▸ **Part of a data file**
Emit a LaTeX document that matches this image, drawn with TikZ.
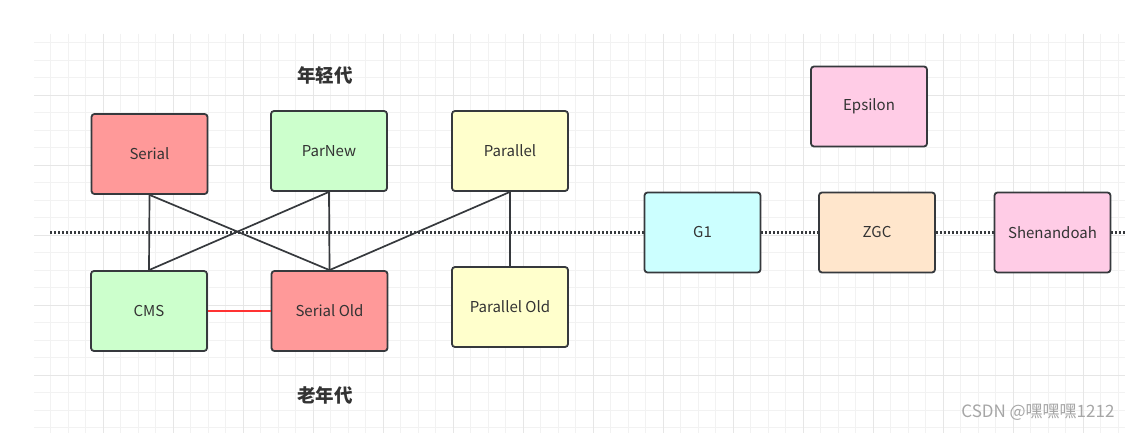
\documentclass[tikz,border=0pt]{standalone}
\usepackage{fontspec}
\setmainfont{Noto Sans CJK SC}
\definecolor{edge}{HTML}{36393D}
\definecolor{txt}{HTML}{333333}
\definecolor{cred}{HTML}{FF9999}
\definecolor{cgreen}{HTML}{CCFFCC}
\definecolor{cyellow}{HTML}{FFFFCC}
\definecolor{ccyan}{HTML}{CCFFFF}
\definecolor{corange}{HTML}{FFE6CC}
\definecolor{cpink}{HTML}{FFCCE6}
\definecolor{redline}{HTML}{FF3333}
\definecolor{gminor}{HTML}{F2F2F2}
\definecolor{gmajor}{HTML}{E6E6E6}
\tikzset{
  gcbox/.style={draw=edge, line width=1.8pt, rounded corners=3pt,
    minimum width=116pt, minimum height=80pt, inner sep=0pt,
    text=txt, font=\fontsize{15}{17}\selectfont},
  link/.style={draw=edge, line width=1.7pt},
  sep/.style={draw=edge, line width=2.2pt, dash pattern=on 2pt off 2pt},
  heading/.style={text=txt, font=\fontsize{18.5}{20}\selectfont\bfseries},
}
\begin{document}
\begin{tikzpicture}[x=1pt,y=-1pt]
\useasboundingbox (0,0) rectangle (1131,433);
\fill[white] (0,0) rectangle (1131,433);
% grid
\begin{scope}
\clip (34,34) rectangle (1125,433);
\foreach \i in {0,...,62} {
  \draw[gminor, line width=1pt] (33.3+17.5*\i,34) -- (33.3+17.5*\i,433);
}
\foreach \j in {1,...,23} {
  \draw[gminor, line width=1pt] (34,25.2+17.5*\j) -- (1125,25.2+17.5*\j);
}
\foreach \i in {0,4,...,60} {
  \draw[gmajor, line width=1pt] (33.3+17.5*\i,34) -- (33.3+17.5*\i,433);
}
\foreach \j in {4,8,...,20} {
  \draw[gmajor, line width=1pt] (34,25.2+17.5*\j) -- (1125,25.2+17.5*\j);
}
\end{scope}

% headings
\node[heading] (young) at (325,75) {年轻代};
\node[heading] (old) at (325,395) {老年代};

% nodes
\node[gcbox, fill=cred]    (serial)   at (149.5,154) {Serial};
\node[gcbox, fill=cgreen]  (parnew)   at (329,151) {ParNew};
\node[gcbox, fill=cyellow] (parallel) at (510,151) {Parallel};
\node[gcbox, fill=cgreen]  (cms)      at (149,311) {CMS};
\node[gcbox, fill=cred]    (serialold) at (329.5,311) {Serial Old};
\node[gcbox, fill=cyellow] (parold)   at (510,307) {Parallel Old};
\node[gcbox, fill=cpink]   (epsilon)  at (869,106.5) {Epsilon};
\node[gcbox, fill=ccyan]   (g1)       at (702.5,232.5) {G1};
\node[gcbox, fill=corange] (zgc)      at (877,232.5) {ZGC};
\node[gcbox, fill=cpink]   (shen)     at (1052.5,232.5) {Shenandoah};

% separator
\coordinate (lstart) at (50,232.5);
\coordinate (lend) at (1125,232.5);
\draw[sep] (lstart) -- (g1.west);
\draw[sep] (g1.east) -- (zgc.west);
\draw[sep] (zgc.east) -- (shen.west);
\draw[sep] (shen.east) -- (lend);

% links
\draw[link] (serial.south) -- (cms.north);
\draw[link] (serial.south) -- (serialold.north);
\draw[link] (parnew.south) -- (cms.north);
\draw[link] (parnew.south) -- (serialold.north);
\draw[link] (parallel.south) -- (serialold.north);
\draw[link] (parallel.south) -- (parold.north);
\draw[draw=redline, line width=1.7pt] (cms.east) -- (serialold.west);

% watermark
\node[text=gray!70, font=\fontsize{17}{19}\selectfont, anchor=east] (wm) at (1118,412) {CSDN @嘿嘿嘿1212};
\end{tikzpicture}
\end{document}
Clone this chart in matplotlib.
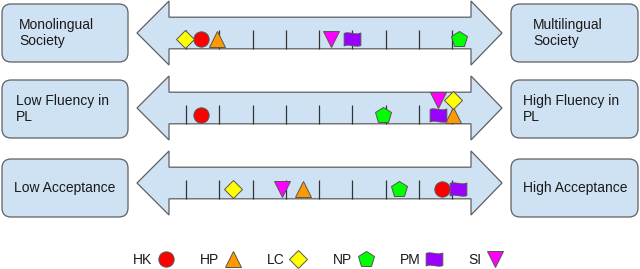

▸ **Short exercise**
Give back every line exactly as it stands, pictures excluded.

▸ **Task solution**
Emit a LaTeX document that matches this image, drawn with TikZ.
\documentclass[tikz,border=0pt]{standalone}
\usepackage{fontspec}
\setmainfont{Noto Sans CJK SC}
\definecolor{edge}{HTML}{36393D}
\definecolor{txt}{HTML}{333333}
\definecolor{cred}{HTML}{FF9999}
\definecolor{cgreen}{HTML}{CCFFCC}
\definecolor{cyellow}{HTML}{FFFFCC}
\definecolor{ccyan}{HTML}{CCFFFF}
\definecolor{corange}{HTML}{FFE6CC}
\definecolor{cpink}{HTML}{FFCCE6}
\definecolor{redline}{HTML}{FF3333}
\definecolor{gminor}{HTML}{F2F2F2}
\definecolor{gmajor}{HTML}{E6E6E6}
\tikzset{
  gcbox/.style={draw=edge, line width=1.8pt, rounded corners=3pt,
    minimum width=116pt, minimum height=80pt, inner sep=0pt,
    text=txt, font=\fontsize{15}{17}\selectfont},
  link/.style={draw=edge, line width=1.7pt},
  sep/.style={draw=edge, line width=2.2pt, dash pattern=on 2pt off 2pt},
  heading/.style={text=txt, font=\fontsize{18.5}{20}\selectfont\bfseries},
}
\begin{document}
\begin{tikzpicture}[x=1pt,y=-1pt]
\useasboundingbox (0,0) rectangle (1131,433);
\fill[white] (0,0) rectangle (1131,433);
% grid
\begin{scope}
\clip (34,34) rectangle (1125,433);
\foreach \i in {0,...,62} {
  \draw[gminor, line width=1pt] (33.3+17.5*\i,34) -- (33.3+17.5*\i,433);
}
\foreach \j in {1,...,23} {
  \draw[gminor, line width=1pt] (34,25.2+17.5*\j) -- (1125,25.2+17.5*\j);
}
\foreach \i in {0,4,...,60} {
  \draw[gmajor, line width=1pt] (33.3+17.5*\i,34) -- (33.3+17.5*\i,433);
}
\foreach \j in {4,8,...,20} {
  \draw[gmajor, line width=1pt] (34,25.2+17.5*\j) -- (1125,25.2+17.5*\j);
}
\end{scope}

% headings
\node[heading] (young) at (325,75) {年轻代};
\node[heading] (old) at (325,395) {老年代};

% nodes
\node[gcbox, fill=cred]    (serial)   at (149.5,154) {Serial};
\node[gcbox, fill=cgreen]  (parnew)   at (329,151) {ParNew};
\node[gcbox, fill=cyellow] (parallel) at (510,151) {Parallel};
\node[gcbox, fill=cgreen]  (cms)      at (149,311) {CMS};
\node[gcbox, fill=cred]    (serialold) at (329.5,311) {Serial Old};
\node[gcbox, fill=cyellow] (parold)   at (510,307) {Parallel Old};
\node[gcbox, fill=cpink]   (epsilon)  at (869,106.5) {Epsilon};
\node[gcbox, fill=ccyan]   (g1)       at (702.5,232.5) {G1};
\node[gcbox, fill=corange] (zgc)      at (877,232.5) {ZGC};
\node[gcbox, fill=cpink]   (shen)     at (1052.5,232.5) {Shenandoah};

% separator
\coordinate (lstart) at (50,232.5);
\coordinate (lend) at (1125,232.5);
\draw[sep] (lstart) -- (g1.west);
\draw[sep] (g1.east) -- (zgc.west);
\draw[sep] (zgc.east) -- (shen.west);
\draw[sep] (shen.east) -- (lend);

% links
\draw[link] (serial.south) -- (cms.north);
\draw[link] (serial.south) -- (serialold.north);
\draw[link] (parnew.south) -- (cms.north);
\draw[link] (parnew.south) -- (serialold.north);
\draw[link] (parallel.south) -- (serialold.north);
\draw[link] (parallel.south) -- (parold.north);
\draw[draw=redline, line width=1.7pt] (cms.east) -- (serialold.west);

% watermark
\node[text=gray!70, font=\fontsize{17}{19}\selectfont, anchor=east] (wm) at (1118,412) {CSDN @嘿嘿嘿1212};
\end{tikzpicture}
\end{document}
Clone this chart in matplotlib.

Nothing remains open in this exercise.